9
İçin aslında cümle, söz, mesele, dert dolu olmasına rağmen yazı yazmak icin kıvranırsın ya hani? Çünkü yaşananlar, akla, ruha, ahlaka uymayan şeylerdir; dilin, aklın tutulmuştur... Ne desen az ne desen anlamsız kalacaktır... Oysa zaman, tam da sözün vicdana, akla, unutkanlıklara, tembelliklere, umutsuzluklara yumruk gibi inme zamanıdır...
İmdadıma, kendisini büyük bir saygıyla izlediğim Sevgili Haluk Mesci'nin sosyal medyadaki bir paylaşımı yetişti... Öyle heyecanlanmıştım ki paylaşmasam olmazdı...
(Kesinlikle yayılmalı bu yazı; ben operasyona başladım, sıra sizde...)
***
''Öyle imla hatalarına, reklam sektörünün geldiği yere takıldığıma; kendimce güya esprili cevaplar yazdığıma filan bakmayın. Her depremde, selde, yangında, iş kazasında, kadın cinayetinde, genç kız intiharında, dedesi yaşında biriyle evlendirilen çocukta, torunlarına bakmak için kekik satan ihtiyarda, katledilen hayvancıklarda, rezalet üzerine rezalet çıkan tarikatlarda-sübyan kurslarında, namus cinayetlerinde, politikacı beyanatında, salak televizyon programında, bilmem kaç sıfır yenildiğimiz avrupa maçında, liradan giden her değerde, Türkçesini bilmeyen her gençte, kayrılan her badem bıyıkta, Atatürk'e edilmiş her salak lafta kahroluyorum ben. Ağlıyorum hırsımdan.
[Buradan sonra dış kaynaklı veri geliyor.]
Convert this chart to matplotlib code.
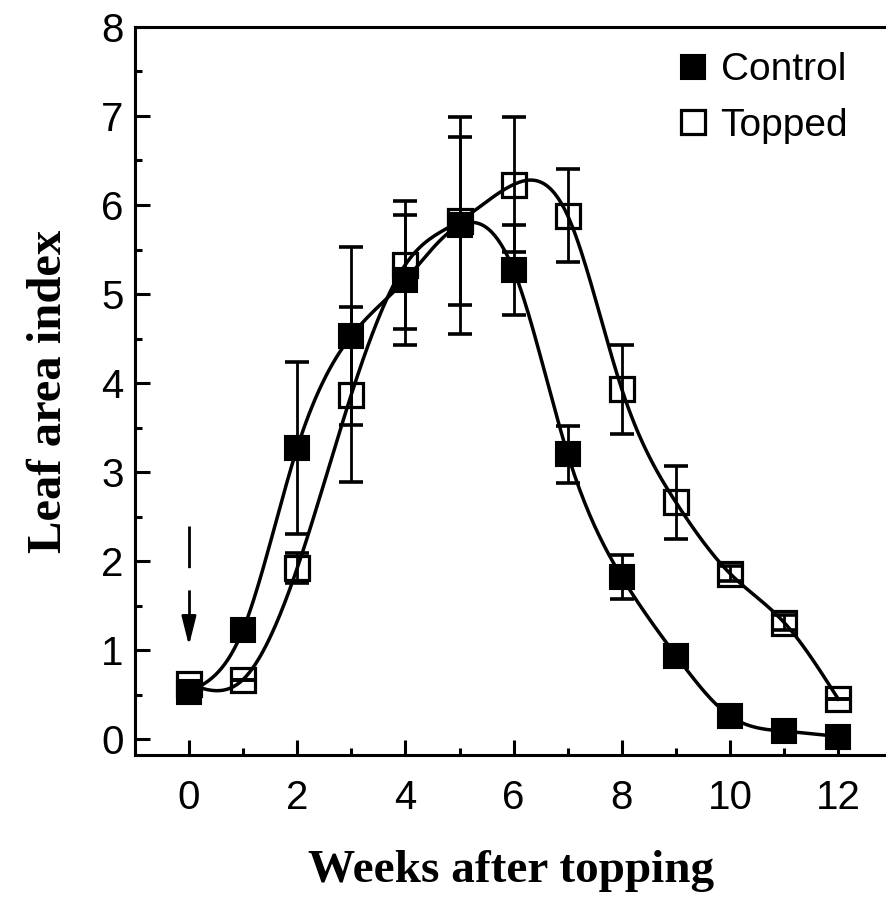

Duvar yumrukluyorum. Hırçınlaşıyorum. Dağa çıkma, afişlemeye çıkma, zıvanadan çıkma, Taksime çıkma, önüme gelen her saygısıza çakma raddelerinde geziniyorum. Ölüp gitmeden [yaşım tutuyor] bu ülkenin bir biçimde kendine geldiğini görmezsem, kesin hortlayacağım. Kalkıp birilerinin uykusuna, ruhuna, kanına gireceğim.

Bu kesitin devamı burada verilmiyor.